After losing a first ray on a ridge, he switched to 50lb snoods and his next cast produced a 5lb thornback.
Next to him, John also lost an early ray in the rough, then next cast got a 6lb 8oz ray. Then the inevitiable dogfish homed in on the sandeel baits. As the tide rose the sport improved and it was a fish every cast. There was hardly time to get two baits out before the next bite.
Spotting another bite, Alan revealed: "A ray will flop on the bait to trap and eat it. This leads to a fairly small rod tip movement , but once the bait is taken the ray usually moves on giving some rod-lunging runs or a slack line. Don't strike too soon, wait for the run. A ray can pull over the rod so it's a good idea to secure your rod-rest."
A good retrieval method, used by the Kent duo on this type of ground, is to rest the rod on a tripod and wind very quickly. The height above the water helps the retrieve, as does a strong hook.
Where rays need to be lifted direct from the water up a cliff face a long leader is essential. Get the leader on the reel before lifting. Best leader knot is the Bimini Twist.

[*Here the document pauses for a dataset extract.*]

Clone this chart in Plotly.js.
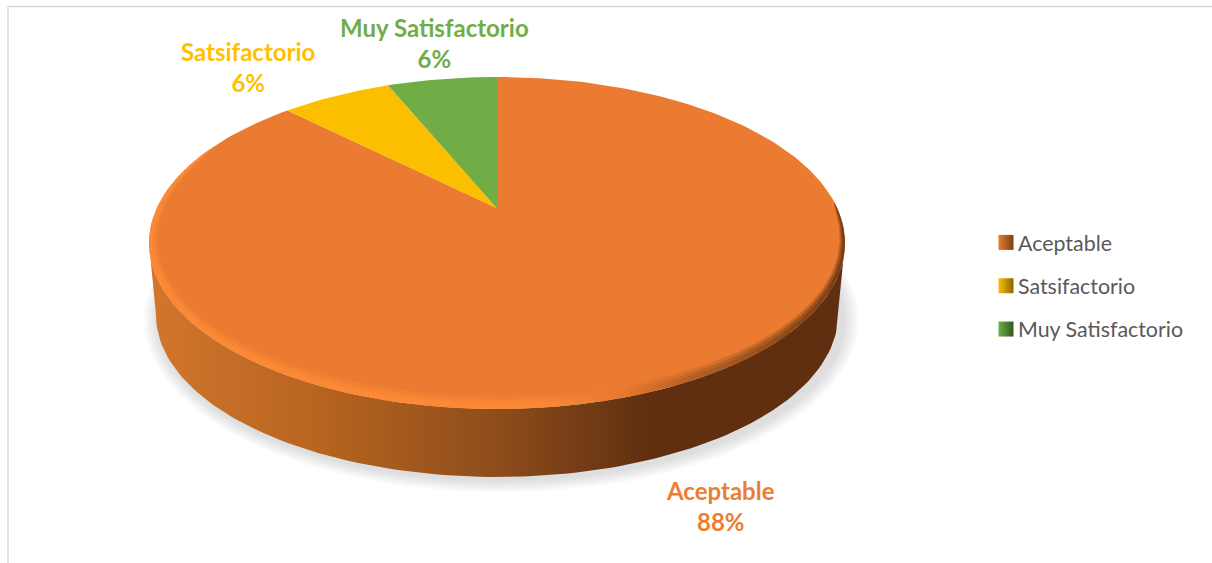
<!DOCTYPE html>
<html><head><meta charset="utf-8">
<script src="https://cdn.plot.ly/plotly-3.0.1.min.js"></script>
<style>html,body{margin:0;padding:0;background:#fff}#c{width:1212px;height:563px}</style>
</head><body><div id="c"></div>
<script>
const categories = ["Aceptable", "Satsifactorio", "Muy Satisfactorio"];
const values = [87.5, 6.25, 6.25];
const labelColors = ["#ED7D31", "#FFC000", "#70AD47"];
const faceColors = ["#EA7B30", "#FCBF00", "#70AD47"];
const swatchDark = ["#7A3F15", "#8A6800", "#2F5A1E"];

const W = 1212, H = 563, cx = 497, cy = 243, rx = 348, ry = 166;
const tilt = 0.21;
const xr = [-cx / rx, (W - cx) / rx], yr = [(cy - H) / ry, cy / ry];
const py = p => (cy - p) / ry;

function arc(a0, a1, ox, oy, sx, sy, n) {
  const xs = [], ys = [];
  for (let i = 0; i <= n; i++) {
    const a = a0 + (a1 - a0) * i / n;
    xs.push(ox + sx * Math.cos(a)); ys.push(oy + sy * Math.sin(a));
  }
  return [xs, ys];
}
function persp(theta) { // theta clockwise from 12 o'clock on the tilted disc
  const x = Math.sin(theta), y = Math.cos(theta), d = 1 + tilt * y;
  return [x * Math.sqrt(1 - tilt * tilt) / d, (y + tilt) / d];
}
function sector(t0, t1) {
  const xs = [0], ys = [tilt];
  const n = Math.max(2, Math.round(Math.abs(t1 - t0) * 40));
  for (let i = 0; i <= n; i++) {
    const p = persp(t0 + (t1 - t0) * i / n);
    xs.push(p[0]); ys.push(p[1]);
  }
  xs.push(0); ys.push(tilt);
  return [xs, ys];
}
function bevel(scale) {
  const a0 = 0.8 * Math.PI, a1 = 2.08 * Math.PI, n = 160, xs = [], ys = [], ix = [], iy = [];
  for (let i = 0; i <= n; i++) {
    const t = i / n, a = a0 + (a1 - a0) * t, f = Math.pow(Math.sin(Math.PI * t), 0.5) * scale;
    xs.push(Math.cos(a)); ys.push(Math.sin(a));
    ix.unshift((1 - 0.036 * f) * Math.cos(a)); iy.unshift((1 - 0.076 * f) * Math.sin(a));
  }
  return [xs.concat(ix), ys.concat(iy)];
}
const base = {type: "scatter", mode: "lines", line: {width: 0}, fill: "toself", hoverinfo: "skip", showlegend: false};
const traces = [];

// soft ground shadow
for (let i = 0; i < 7; i++) {
  const [x, y] = arc(0, 2 * Math.PI, 0.012, py(320), (344 + i * 2.2) / rx, (161 + i * 1.9) / ry, 140);
  traces.push({...base, x, y, fillcolor: "rgba(120,120,120,0.04)"});
}
// disc side wall
const [tx, ty] = arc(Math.PI, 2 * Math.PI, 0, 0, 1, 1, 120);
const [bx, by] = arc(2 * Math.PI, Math.PI, 0, py(315), 341 / rx, 162 / ry, 120);
traces.push({...base, x: tx.concat(bx), y: ty.concat(by),
  fillgradient: {type: "horizontal", colorscale: [[0, "#D2762E"], [0.25, "#B6641F"], [0.5, "#8E4D1B"], [0.72, "#5F2F10"], [1, "#5F2F10"]]}});

// top face sectors, with the bevel drawn only over the large slice
const total = values.reduce((a, b) => a + b, 0);
let acc = 0;
const spans = values.map(v => { const s = [acc, acc + v]; acc += v; return s; });
const rimScale = [[0, "#FF8C38"], [0.55, "#FF8C38"], [0.67, "#EA7B30"], [0.78, "#A85A20"], [1, "#5F2F10"]];
categories.forEach((c, i) => {
  const [x, y] = sector(spans[i][0] / total * 2 * Math.PI, spans[i][1] / total * 2 * Math.PI);
  traces.push({...base, x, y, fillcolor: faceColors[i]});
  if (i === 0) {
    [[1, 0.3], [0.72, 0.45], [0.42, 0.55]].forEach(([s, al]) => {
      const [bvx, bvy] = bevel(s);
      traces.push({...base, x: bvx, y: bvy, opacity: al, fillgradient: {type: "horizontal", colorscale: rimScale}});
    });
  }
});
// legend keys
categories.forEach((c, i) => {
  traces.push({type: "scatter", mode: "markers", x: [null], y: [null], name: c, legendgroup: c, hoverinfo: "skip",
    marker: {symbol: "square", size: 15, color: faceColors[i], gradient: {type: "horizontal", color: swatchDark[i]}}});
});

const labelAt = [[720, 506], [248, 67], [434, 43]];
const annotations = categories.map((c, i) => ({
  xref: "paper", yref: "paper", x: labelAt[i][0] / W, y: 1 - labelAt[i][1] / H, xanchor: "center", yanchor: "middle",
  showarrow: false, align: "center", text: "<b>" + c + "<br>" + Math.round(values[i] / total * 100) + "%</b>",
  font: {family: "Lato, sans-serif", size: 24, color: labelColors[i]}
}));

const layout = {
  width: W, height: H, margin: {l: 0, r: 0, t: 0, b: 0}, paper_bgcolor: "#fff", plot_bgcolor: "#fff",
  xaxis: {range: xr, visible: false, fixedrange: true},
  yaxis: {range: yr, visible: false, fixedrange: true},
  showlegend: true,
  legend: {x: 978 / W, y: 1 - 286 / H, xanchor: "left", yanchor: "middle", traceorder: "grouped", tracegroupgap: 12.5,
    font: {family: "Lato, sans-serif", size: 21.4, color: "#595959"}, itemwidth: 30, bgcolor: "rgba(0,0,0,0)"},
  annotations,
  shapes: [
    {type: "line", xref: "paper", yref: "paper", x0: 8 / W, x1: 1, y0: 1 - 6.5 / H, y1: 1 - 6.5 / H, line: {color: "#D9D9D9", width: 1.5}},
    {type: "line", xref: "paper", yref: "paper", x0: 8 / W, x1: 8 / W, y0: 1 - 6.5 / H, y1: 0, line: {color: "#D9D9D9", width: 1.5}}
  ]
};
Plotly.newPlot("c", traces, layout, {displayModeBar: false, staticPlot: true}).then(gd => {
  gd.querySelectorAll(".legend .legendsymbols").forEach(s => s.setAttribute("transform", "translate(8,0)"));
});
</script></body></html>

Tony used one rod baited with crabs and the other with sandeels. His paternoster rig carried a size 4/0 hook and rotten-bottom attachment. He favours Abu 7000s for rough ground and paired these with two Greys rods, a Platinum XS and a prototype heavy ground rod. Fishing at peg 49, the Geordie angler kicked off with the day's only blonde ray, following it up with 13 thornbacks and plenty of dogfish. He was the day's top rod.

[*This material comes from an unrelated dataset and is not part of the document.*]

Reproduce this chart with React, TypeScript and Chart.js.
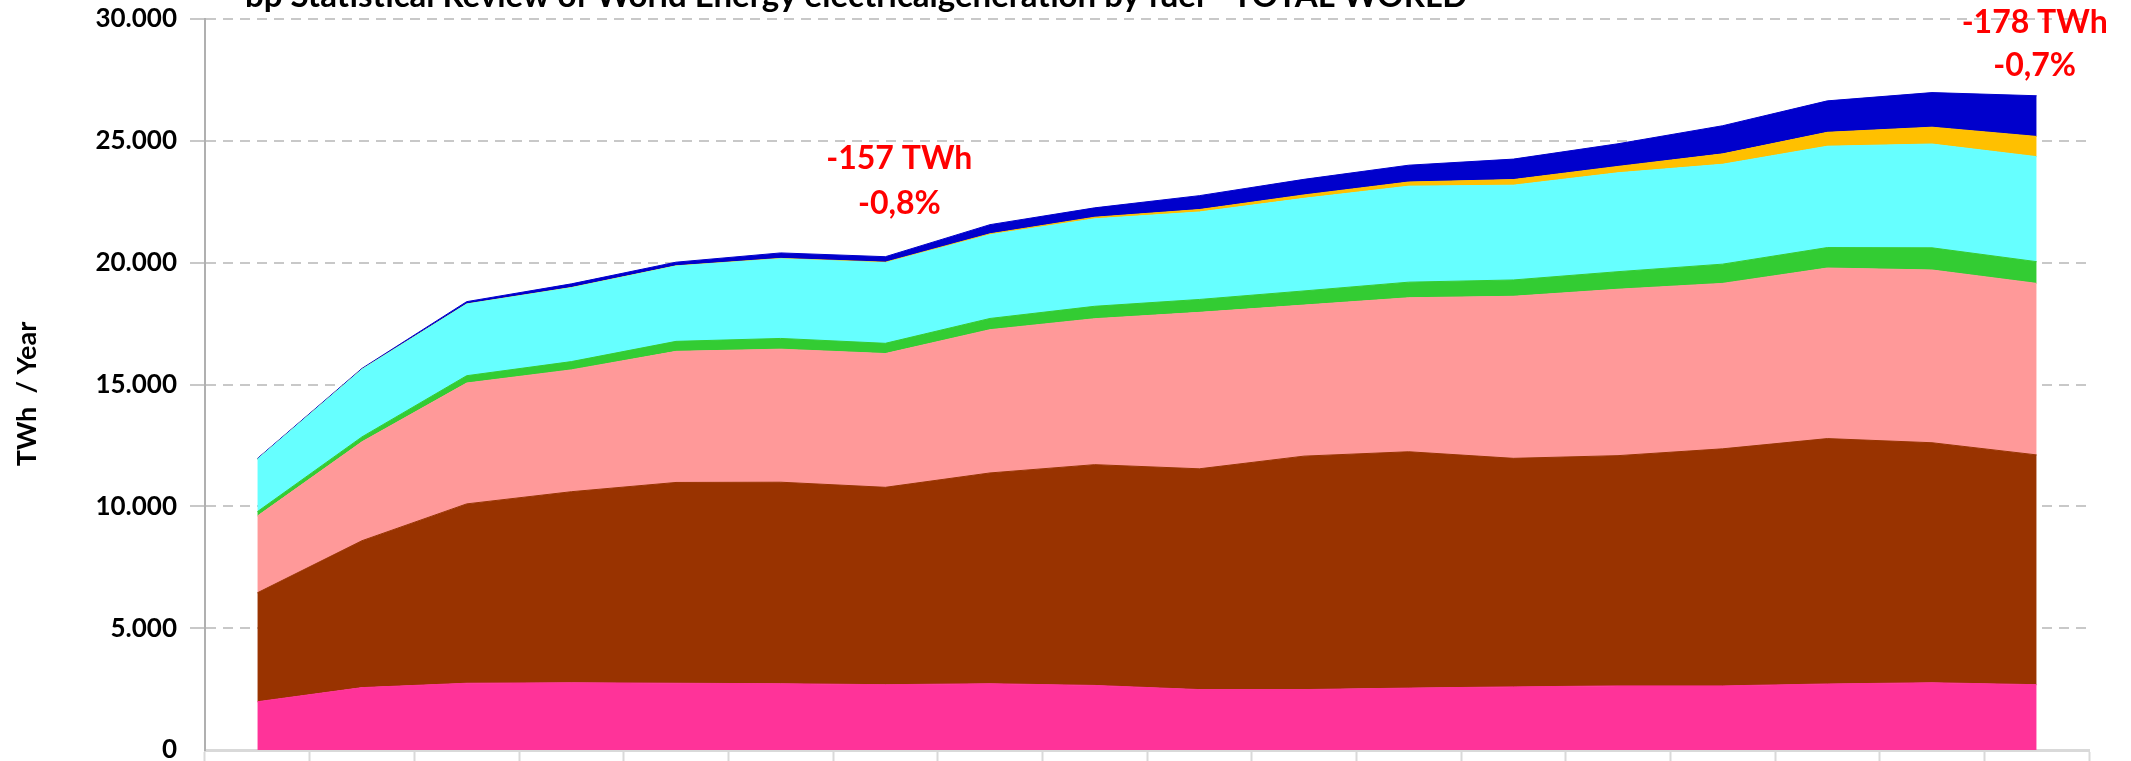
import React, { useEffect, useRef } from 'react';
import { Chart, registerables } from 'chart.js';

Chart.register(...registerables);

// ---- data (TWh / year) ----
const years = ['1990', '2000', '2005', '2006', '2007', '2008', '2009', '2010', '2011', '2012', '2013', '2014', '2015', '2016', '2017', '2018', '2019', '2020'];
const nuclear = [1980, 2560, 2740, 2760, 2740, 2720, 2680, 2720, 2650, 2480, 2480, 2540, 2590, 2630, 2630, 2710, 2760, 2680];
const coal = [4470, 6030, 7360, 7840, 8240, 8270, 8100, 8650, 9060, 9060, 9580, 9700, 9380, 9450, 9730, 10070, 9850, 9430];
const oilGas = [3150, 4060, 4960, 5000, 5380, 5460, 5490, 5880, 5990, 6420, 6200, 6320, 6650, 6830, 6790, 7000, 7090, 7040];
const otherRenew = [180, 200, 300, 340, 410, 440, 420, 460, 510, 530, 580, 640, 670, 720, 790, 840, 910, 890];
const hydro = [2150, 2770, 2940, 3030, 3090, 3270, 3310, 3440, 3590, 3590, 3800, 3940, 3890, 4060, 4100, 4160, 4260, 4310];
const solar = [0, 5, 5, 10, 10, 15, 20, 35, 65, 100, 140, 170, 230, 260, 425, 570, 690, 830];
const wind = [30, 35, 95, 150, 150, 225, 225, 375, 385, 570, 640, 690, 840, 930, 1155, 1290, 1420, 1670];

const seriesNames = ['Nuclear', 'Coal', 'Oil & Gas', 'Other renewables', 'Hydro', 'Solar', 'Wind'];
const seriesColors = ['#FF3399', '#993300', '#FF9999', '#33CC33', '#66FFFF', '#FFC000', '#0000CC'];
const seriesData = [nuclear, coal, oilGas, otherRenew, hydro, solar, wind];

const yTicks = [0, 5000, 10000, 15000, 20000, 25000, 30000];

const chartTitle = 'bp Statistical Review of World Energy electricalgeneration by fuel - TOTAL WORLD';
const yAxisTitle = 'TWh  / Year';

const annotationIndex = [6, 17];
const annotationLines = [
  ['-157 TWh', '-0,8%'],
  ['-178 TWh', '-0,7%'],
];

const FONT = 'Lato, "Open Sans", "DejaVu Sans", sans-serif';

function fmt(v: number): string {
  return String(Math.round(v)).replace(/\B(?=(\d{3})+(?!\d))/g, '.');
}

export default function App() {
  const ref = useRef<HTMLCanvasElement>(null);

  useEffect(() => {
    const canvas = ref.current;
    if (!canvas) return;

    const overlay = {
      id: 'overlay',
      afterDraw(chart: any) {
        const { ctx, chartArea, scales } = chart;
        const x = scales.x;
        const y = scales.y;
        ctx.save();
        // title (clipped at top like the reference)
        ctx.fillStyle = '#000';
        ctx.font = `bold 33px ${FONT}`;
        ctx.textAlign = 'left';
        ctx.textBaseline = 'alphabetic';
        ctx.fillText(chartTitle, chartArea.left + 40, 7);

        // y axis title
        ctx.save();
        ctx.translate(27, 394);
        ctx.rotate(-Math.PI / 2);
        ctx.font = `bold 27px ${FONT}`;
        ctx.textAlign = 'center';
        ctx.textBaseline = 'middle';
        ctx.fillText(yAxisTitle, 0, 0);
        ctx.restore();

        // annotations
        ctx.fillStyle = '#FF0000';
        ctx.font = `bold 32px ${FONT}`;
        ctx.textAlign = 'center';
        ctx.textBaseline = 'alphabetic';
        const placements = [
          { dx: 14, v1: 23850, v2: 22000 },
          { dx: -2, v1: 29430, v2: 27650 },
        ];
        annotationIndex.forEach((idx, k) => {
          const px = x.getPixelForValue(idx) + placements[k].dx;
          ctx.fillText(annotationLines[k][0], px, y.getPixelForValue(placements[k].v1));
          ctx.fillText(annotationLines[k][1], px, y.getPixelForValue(placements[k].v2));
        });
        ctx.restore();
      },
    };

    const chart = new Chart(canvas, {
      type: 'line',
      data: {
        labels: years,
        datasets: seriesData.map((d, i) => ({
          label: seriesNames[i],
          data: d,
          backgroundColor: seriesColors[i],
          borderColor: seriesColors[i],
          borderWidth: 1,
          pointRadius: 0,
          pointHoverRadius: 0,
          tension: 0,
          fill: i === 0 ? 'origin' : '-1',
        })),
      },
      options: {
        animation: false,
        responsive: false,
        devicePixelRatio: 1,
        events: [],
        layout: { padding: { top: 19, left: 0, right: 42, bottom: 0 } },
        plugins: {
          legend: { display: false },
          title: { display: false },
          tooltip: { enabled: false },
        },
        scales: {
          x: {
            type: 'category',
            offset: true,
            grid: {
              display: true,
              offset: true,
              drawOnChartArea: false,
              drawTicks: true,
              tickLength: 12,
              tickColor: '#D9D9D9',
              tickWidth: 2,
            },
            border: { display: true, color: '#D9D9D9', width: 3 },
            ticks: { display: false },
            afterFit: (s: any) => {
              s.height = 11;
              s.paddingLeft = 0;
              s.paddingRight = 0;
            },
          },
          y: {
            stacked: true,
            min: 0,
            max: 30000,
            afterBuildTicks: (s: any) => {
              s.ticks = yTicks.map((v) => ({ value: v }));
            },
            grid: {
              color: (c: any) => (c.tick && c.tick.value === 0 ? 'rgba(0,0,0,0)' : '#C8C8C8'),
              lineWidth: 2,
              drawTicks: true,
              tickLength: 15,
              tickColor: (c: any) => (c.tick && c.tick.value === 0 ? 'rgba(0,0,0,0)' : '#C8C8C8'),
              tickWidth: 2,
            },
            border: { display: true, color: '#B0B0B0', width: 2, dash: [10, 7] },
            ticks: {
              padding: 13,
              color: '#000',
              font: { family: FONT, size: 26, weight: 'bold' },
              callback: (v: any) => fmt(Number(v)),
            },
            afterFit: (s: any) => {
              s.width = 205;
              s.paddingTop = 0;
              s.paddingBottom = 0;
            },
          },
        },
      },
      plugins: [overlay],
    } as any);

    const fonts: any = (document as any).fonts;
    if (fonts && fonts.load) {
      Promise.all([fonts.load(`bold 27px Lato`)]).then(() => chart.update()).catch(() => {});
    }

    return () => {
      chart.destroy();
    };
  }, []);

  return (
    <div style={{ position: 'fixed', left: 0, top: 0, width: 2131, height: 761, overflow: 'hidden', background: '#fff' }}>
      <canvas ref={ref} width={2131} height={761} style={{ display: 'block', width: 2131, height: 761 }} />
    </div>
  );
}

Alan bagged six more rays and lost several, besides catching dogfish and at high water a dab, while John added another four and also lost a few.
Chris, who was using long rods (the Shakespeare K2 Team Xtreme Supreme and a Fox prototype) with Shakespeare Powerplay FD7000 fixedspool reels, caught four thornbacks, while Simon bagged two. Simon, who has owned Wessex Angling since 1991, incorporated a lead lift above his sinker to help raise his rig on the retrieve.

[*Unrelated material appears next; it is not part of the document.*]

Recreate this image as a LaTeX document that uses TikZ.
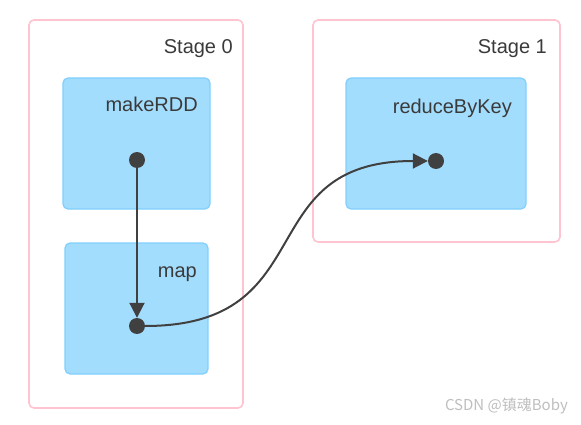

The early June session had produced 31 rays to 8lb, not quite up to Alan's individual exploits two years earlier but fishing of a very high standard.
Beware when unhooking the rays because they have strong jaws despite being toothless. Use a Gemini disgorger or forceps to remove hooks.
Top bait for thornback rays from Ballyreen is a frozen sandeel.
"Quality eels, like the red packet from Ammo, are essential," advised Alan. "Keep them in a flask or cool bag until used and they will keep fresh. An eel with a burst belly does not catch as well as a solid bar of eel.
"Rays are one of the few species that will regularly take a fresh dead sandeel. Surprisingly frozen eels catch much better than fresh, but dogfish are not so keen on a fresh sandeel so using them is a way to target the rays," he added.
You need scissors for baiting a sandeel (1). To bait a sandeel efficiently, cut off the head (2) and tail (3). Then thread the size 2/0 or 3/0 hook about one inch from the tail end (4). This allows more blood to flow from the area near the gills. Bring the hook out and reinsert one inch from the head end (5). This leaves the eye and knot of the hook exposed (6) and lashing cotton around this (7) secures the eel and prevents it slipping around the bend (8).
Tie your eels on with the lightest baiting elastic you can get. It makes a neat job and can be removed easily when you rebait. Frozen bait is sold in local tackle outlets, but live sandeels can be dug at low water from Fanore beach. Mackerel can be caught along the Clare coast from May until September.